The exercise — Write out the opening lines of the data word for word, up to and including the line with "(0,0) rectangle (1523,519);", and leave every picture and every later line out.

******************************

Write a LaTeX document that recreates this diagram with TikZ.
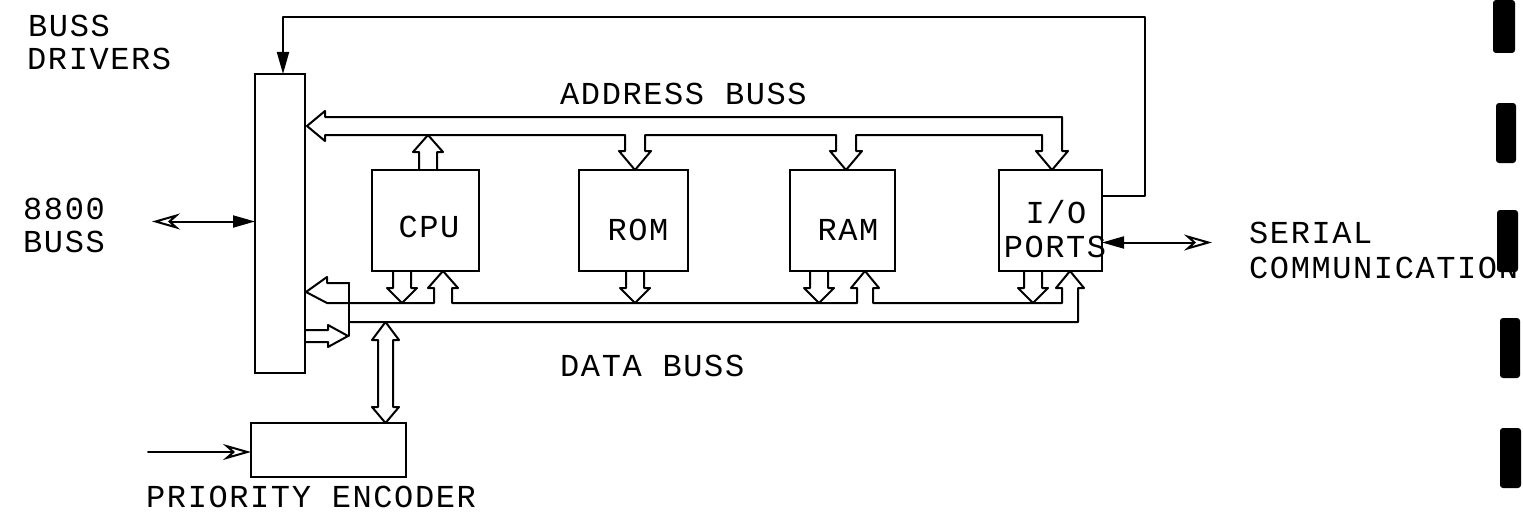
\documentclass[tikz,border=0pt]{standalone}
\usepackage{fontspec}
\newfontfamily\plotfont[LetterSpace=5]{Liberation Mono}
\usetikzlibrary{arrows.meta,calc}
\begin{document}
\begin{tikzpicture}[x=1pt,y=-1pt,
  wire/.style={line width=2pt, line join=round, line cap=round},
  box/.style={draw, line width=2pt, inner sep=0pt, outer sep=0pt, anchor=north west},
  txt/.style={font=\plotfont\fontsize{32}{32}\selectfont, inner sep=0pt, anchor=base west},
  ctxt/.style={font=\plotfont\fontsize{32}{32}\selectfont, inner sep=0pt, anchor=base},
  fhead/.tip={Triangle[length=22pt,width=12pt]},
  ohead/.tip={Stealth[open,length=28pt,width=16pt,inset=9pt]}
]
\useasboundingbox (0,0) rectangle (1523,519);

% boxes
\node[box, minimum width=50pt, minimum height=299pt] (drv) at (255,74) {};
\node[box, minimum width=107pt, minimum height=101pt] (cpu) at (372,170) {};
\node[box, minimum width=109pt, minimum height=101pt] (rom) at (579,170) {};
\node[box, minimum width=105pt, minimum height=101pt] (ram) at (790,170) {};
\node[box, minimum width=103pt, minimum height=101pt] (io) at (999,170) {};
\node[box, minimum width=155pt, minimum height=54pt] (enc) at (251,423) {};

% box labels
\node[ctxt] (cpuT) at (429,237) {CPU};
\node[ctxt] (romT) at (638,240) {ROM};
\node[ctxt] (ramT) at (848,240) {RAM};
\node[ctxt] (ioT1) at (1056,223) {I/O};
\node[ctxt] (ioT2) at (1055,257) {PORTS};

% free texts
\node[txt] (lb1) at (28,37) {BUSS};
\node[txt] (lb2) at (27,70) {DRIVERS};
\node[txt] (lb3) at (23,219) {8800};
\node[txt] (lb4) at (23,252) {BUSS};
\node[txt] (lb5) at (560,104) {ADDRESS BUSS};
\node[txt] (lb6) at (560,376) {DATA BUSS};
\node[txt] (lb7) at (146,507) {PRIORITY ENCODER};
\node[txt] (lb8) at (1249,243) {SERIAL};
\node[txt] (lb9) at (1249,278) {COMMUNICATION};

% address buss
\draw[wire] (325,117) -- (1062,117) -- (1062,151) -- (1068,151) -- (1052,170)
  -- (1036,151) -- (1042,151) -- (1042,135)
  -- (856,135) -- (856,151) -- (862,151) -- (846,170) -- (830,151) -- (836,151) -- (836,135)
  -- (645,135) -- (645,151) -- (651,151) -- (635,170) -- (619,151) -- (625,151) -- (625,135)
  -- (325,135) -- (325,141) -- (307,126) -- (325,111) -- cycle;
% cpu to address buss
\draw[wire] (419,170) -- (419,152) -- (413,152) -- (428,135) -- (443,152) -- (437,152) -- (437,170);

% data buss
\draw[wire] (349,283) -- (327,283) -- (327,277) -- (306,292) -- (327,303)
  -- (434,303) -- (434,288) -- (428,288) -- (443,271) -- (458,288) -- (452,288) -- (452,303)
  -- (857,303) -- (857,288) -- (851,288) -- (865,271) -- (879,288) -- (873,288) -- (873,303)
  -- (1062,303) -- (1062,288) -- (1056,288) -- (1070,271) -- (1084,288) -- (1078,288) -- (1078,322)
  -- (349,322);
\draw[wire] (349,283) -- (349,336);
\draw[wire] (305,330) -- (328,330) -- (328,325) -- (348,336) -- (328,347) -- (328,342) -- (305,342);
% down arrows onto data buss
\draw[wire] (393,271) -- (393,288) -- (387,288) -- (402,303) -- (417,288) -- (411,288) -- (411,271);
\draw[wire] (626,271) -- (626,288) -- (620,288) -- (635,303) -- (650,288) -- (644,288) -- (644,271);
\draw[wire] (810,271) -- (810,288) -- (804,288) -- (819,303) -- (834,288) -- (828,288) -- (828,271);
\draw[wire] (1024,271) -- (1024,288) -- (1018,288) -- (1033,303) -- (1048,288) -- (1042,288) -- (1042,271);
% priority encoder double arrow
\draw[wire] (385.5,322) -- (399,340) -- (393,340) -- (393,407) -- (399,407) -- (385.5,423)
  -- (372,407) -- (378,407) -- (378,340) -- (372,340) -- cycle;

% connectors
\draw[wire, -fhead] ($(io.north east)+(0,26)$) -- ++(43,0) |- ($(drv.north)+(3,-57)$) -- ($(drv.north)+(3,0)$);
\draw[wire, ohead-fhead] ($(drv.west)+(-103,-2)$) -- ($(drv.west)+(0,-2)$);
\draw[wire, fhead-ohead] ($(io.east)+(0,22)$) -- ++(110,0);
\draw[wire, -ohead] ($(enc.west)+(-103,2)$) -- ($(enc.west)+(0,2)$);

% margin marks
\fill[rounded corners=3pt] (1493,0) rectangle (1515,53);
\fill[rounded corners=3pt] (1496,103) rectangle (1516,163);
\fill[rounded corners=3pt] (1497,210) rectangle (1518,272);
\fill[rounded corners=3pt] (1500,318) rectangle (1520,378);
\fill[rounded corners=3pt] (1500,428) rectangle (1521,488);
\end{tikzpicture}
\end{document}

******************************

Output below —
Write a LaTeX document that recreates this diagram with TikZ.
\documentclass[tikz,border=0pt]{standalone}
\usepackage{fontspec}
\newfontfamily\plotfont[LetterSpace=5]{Liberation Mono}
\usetikzlibrary{arrows.meta,calc}
\begin{document}
\begin{tikzpicture}[x=1pt,y=-1pt,
  wire/.style={line width=2pt, line join=round, line cap=round},
  box/.style={draw, line width=2pt, inner sep=0pt, outer sep=0pt, anchor=north west},
  txt/.style={font=\plotfont\fontsize{32}{32}\selectfont, inner sep=0pt, anchor=base west},
  ctxt/.style={font=\plotfont\fontsize{32}{32}\selectfont, inner sep=0pt, anchor=base},
  fhead/.tip={Triangle[length=22pt,width=12pt]},
  ohead/.tip={Stealth[open,length=28pt,width=16pt,inset=9pt]}
]
\useasboundingbox (0,0) rectangle (1523,519);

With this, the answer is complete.